• Quick note - the problem with Youtube videos not embedding on the forum appears to have been fixed, thanks to ZiprHead. If you do still see problems let me know.

Babies have morals

paximperium

Penultimate Amazing
Joined
May 30, 2008
Messages
10,696
A growing body of evidence, though, suggests that humans do have a rudimentary moral sense from the very start of life. With the help of well-designed experiments, you can see glimmers of moral thought, moral judgment and moral feeling even in the first year of life. Some sense of good and evil seems to be bred in the bone. Which is not to say that parents are wrong to concern themselves with moral development or that their interactions with their children are a waste of time. Socialization is critically important.
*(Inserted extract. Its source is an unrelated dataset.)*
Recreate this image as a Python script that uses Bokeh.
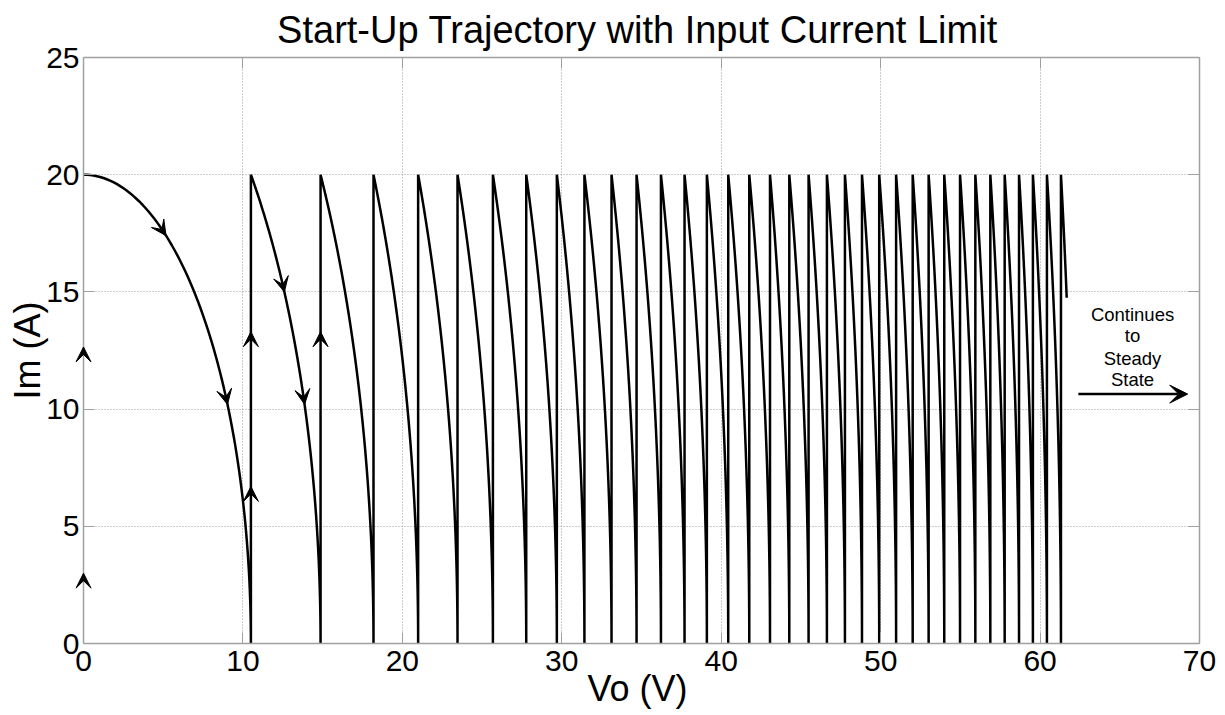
import numpy as np
from bokeh.plotting import figure
from bokeh.models import (Arrow, VeeHead, LinearAxis, ColumnDataSource, FixedTicker,
                          Range1d)
from bokeh.core.properties import value
from bokeh.embed import file_html
from bokeh.resources import INLINE

# ---------------- data ----------------
x_ticks = [0, 10, 20, 30, 40, 50, 60, 70]
y_ticks = [0, 5, 10, 15, 20, 25]

peak_current = 20.0            # current limit (A) at the top of every arc
# output voltage at which each arc reaches 0 A (and the current jumps back to 20 A)
peak_v = [0.0, 10.50, 14.87, 18.19, 20.99, 23.46, 25.68, 27.77, 29.69, 31.42,
          33.12, 34.69, 36.22, 37.70, 39.10, 40.44, 41.76, 43.06, 44.27, 45.48,
          46.63, 47.76, 48.83, 49.91, 50.97, 52.01, 53.01, 53.99, 54.98, 55.94,
          56.88, 57.78, 58.68, 59.55, 60.43, 61.31]
# last (unfinished) arc ends here
end_v = 61.67
end_i = 14.75

# direction arrows on vertical jumps (pointing up)
up_arrow_v = [0.0, 0.0, 10.50, 10.50, 14.87]
up_arrow_i = [3.0, 12.65, 6.7, 13.3, 13.3]
# direction arrows on arcs: arc number and current at the tip
arc_arrow_arc = [1, 1, 2, 2]
arc_arrow_i = [17.4, 10.2, 15.0, 10.2]

note_lines = ["Continues", "to", "Steady", "State"]
note_x = 65.8
note_y = [14.05, 13.13, 12.16, 11.25]
cont_arrow_x = [62.4, 69.26]
cont_arrow_y = 10.64

# ---------------- layout ----------------
W, H = 1225, 715
BL, BR, BT, BB = 83, 26, 57, 72       # plot box position in the page
PAD_L = 8                              # extra drawing room left of Vo = 0
XR, YR = (0, 70), (0, 25)
PX_X = (W - BL - BR) / (XR[1] - XR[0])
X_START = XR[0] - PAD_L / PX_X


# ---------------- geometry helpers ----------------
def arc_v(va, vb, ib, i):
    """Voltage on the state-plane arc from (va, 20 A) to (vb, ib)."""
    i = np.asarray(i, dtype=float)
    k = (vb ** 2 - va ** 2) / (peak_current ** 2 - ib ** 2)
    return np.sqrt(va ** 2 + k * (peak_current ** 2 - i ** 2))


def arc_points(va, vb, ib, n=80):
    th = np.linspace(0.0, np.arccos(ib / peak_current), n)
    ii = peak_current * np.cos(th)
    return list(arc_v(va, vb, ib, ii)), list(ii)


xs, ys = [], []
for n in range(1, len(peak_v)):
    ax, ay = arc_points(peak_v[n - 1], peak_v[n], 0.0)
    xs += ax
    ys += ay
    xs.append(peak_v[n])
    ys.append(peak_current)
ax, ay = arc_points(peak_v[-1], end_v, end_i, 30)
xs += ax
ys += ay

src = ColumnDataSource(data=dict(x=xs, y=ys))

# ---------------- figure ----------------
FONT = "Liberation Sans"
GREY = "#a0a0a0"
HEAD = 15

p = figure(width=W, height=H, output_backend="svg", toolbar_location=None,
           x_range=Range1d(X_START, XR[1]), y_range=Range1d(*YR),
           min_border_left=BL - PAD_L, min_border_right=BR, min_border_top=BT,
           min_border_bottom=BB,
           title="Start-Up Trajectory with Input Current Limit")

p.title.text_font = FONT
p.title.text_font_size = "38px"
p.title.text_font_style = "normal"
p.title.align = "center"
p.title.text_color = "black"
p.title.standoff = 13

p.outline_line_color = None
p.background_fill_color = "white"
p.border_fill_color = "white"

p.xaxis.ticker = FixedTicker(ticks=x_ticks)
p.yaxis.ticker = FixedTicker(ticks=y_ticks)
p.xaxis.bounds = XR
p.xaxis.axis_label = "Vo (V)"
p.yaxis.axis_label = "Im (A)"
for ax_ in (p.xaxis, p.yaxis):
    ax_.axis_label_text_font = FONT
    ax_.axis_label_text_font_size = "36px"
    ax_.axis_label_text_font_style = "normal"
    ax_.axis_label_text_color = "black"
    ax_.major_label_text_font = FONT
    ax_.major_label_text_font_size = "30px"
    ax_.major_label_text_color = "black"
    ax_.axis_line_color = GREY
    ax_.axis_line_width = 1.5
    ax_.major_tick_line_color = GREY
    ax_.major_tick_in = 11
    ax_.major_tick_out = 0
    ax_.minor_tick_line_color = None
p.xaxis.major_label_standoff = 7
p.xaxis.axis_label_standoff = -6
# left axis carries only the labels; it sits PAD_L px left of Vo = 0
p.yaxis.axis_line_color = None
p.yaxis.major_tick_line_color = None
p.yaxis.major_label_standoff = 4 - PAD_L
p.yaxis.axis_label_standoff = -5

# box line at Vo = 0 with inward ticks (no labels)
left_rule = LinearAxis(ticker=FixedTicker(ticks=y_ticks), fixed_location=XR[0],
                       major_label_text_font_size="0px", major_label_text_color=None,
                       major_label_standoff=0, axis_line_color=GREY, axis_line_width=1.5,
                       major_tick_line_color=GREY, major_tick_in=11, major_tick_out=0,
                       minor_tick_line_color=None)
p.add_layout(left_rule, "left")

# mirrored tick marks on right and top (no labels)
for side, ticks in (("right", y_ticks), ("above", x_ticks)):
    a = LinearAxis(ticker=FixedTicker(ticks=ticks), major_label_text_font_size="0px",
                   major_label_text_color=None, major_label_standoff=0,
                   axis_line_color=GREY, axis_line_width=1.5,
                   major_tick_line_color=GREY, major_tick_in=11, major_tick_out=0,
                   minor_tick_line_color=None)
    if side == "above":
        a.bounds = XR
    p.add_layout(a, side)

p.grid.grid_line_color = "#9a9a9a"
p.grid.grid_line_dash = "1 2"
p.grid.grid_line_width = 1
p.xgrid.bounds = XR
p.ygrid.cross_bounds = XR

# trajectory
p.line("x", "y", source=src, line_color="black", line_width=2.5)

# direction arrows
for v, i in zip(up_arrow_v, up_arrow_i):
    p.add_layout(Arrow(x_start=v, y_start=i - 0.6, x_end=v, y_end=i, line_alpha=0,
                       end=VeeHead(size=HEAD, fill_color="black", line_color="black",
                                   line_width=1)))
for n, i in zip(arc_arrow_arc, arc_arrow_i):
    tip = float(arc_v(peak_v[n - 1], peak_v[n], 0.0, i))
    tail = float(arc_v(peak_v[n - 1], peak_v[n], 0.0, i + 0.6))
    p.add_layout(Arrow(x_start=tail, y_start=i + 0.6, x_end=tip, y_end=i, line_alpha=0,
                       end=VeeHead(size=HEAD, fill_color="black", line_color="black",
                                   line_width=1)))

# note
p.text(x=[note_x] * len(note_lines), y=note_y, text=note_lines,
       text_font=value(FONT), text_font_size="18.5px", text_align="center",
       text_baseline="middle", text_color="black")
p.add_layout(Arrow(x_start=cont_arrow_x[0], y_start=cont_arrow_y,
                   x_end=cont_arrow_x[1], y_end=cont_arrow_y,
                   line_color="black", line_width=2.5,
                   end=VeeHead(size=18, fill_color="black", line_color="black",
                               line_width=1)))

open("out.html", "w").write(file_html(p, INLINE))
But this is not because babies and young children lack a sense of right and wrong; it’s because the sense of right and wrong that they naturally possess diverges in important ways from what we adults would want it to be.
http://www.nytimes.com/2010/05/09/magazine/09babies-t.html?hp
 
I knew it! "Stephen-Pinker-Style" evolutionary psychology predicted as much!
Like so much of the research Steven Pinker loves, the controls to rule out learnt behaviour aren't that great.

(Experimental minutiae: What if babies simply like the color red or prefer squares or something like that? To control for this, half the babies got the yellow square as the helper; half got it as the hinderer. What about problems of unconscious cueing and unconscious bias? To avoid this, at the moment when the two characters were offered on the tray, the parent had his or her eyes closed, and the experimenter holding out the characters and recording the responses hadn’t seen the puppet show, so he or she didn’t know who was the good guy and who the bad guy.)
No control is mentioned against the parent unconsciously cueing while watching the show. What also isn't controlled for apparently, is what the child has already learned outside the lab, from the parents or from watching television or whatever.

Differently from what Steven Pinker usually argues for, the article does argue that this baby morality is very rudimentary and that there is a very important role that learning plays in their further development.
 
Differently from what Steven Pinker usually argues for, the article does argue that this baby morality is very rudimentary and that there is a very important role that learning plays in their further development.
No, that is exactly what Steven Pinker argues for: While there is some innate sense of morality, it still needs guidance to shape it into something acceptable to human society.
 
I showed the first test to my son a few times. He liked the square better. I guess he's just bad to bone--that's my boy!
 
I wouldn't be too sure about that, Darth. In fact, I think babies without morals often have molars. Evil toothed babies. And there's more of them out there that we think! :eek:
What ever stopped an evil baby from gumming you even when they lack molars?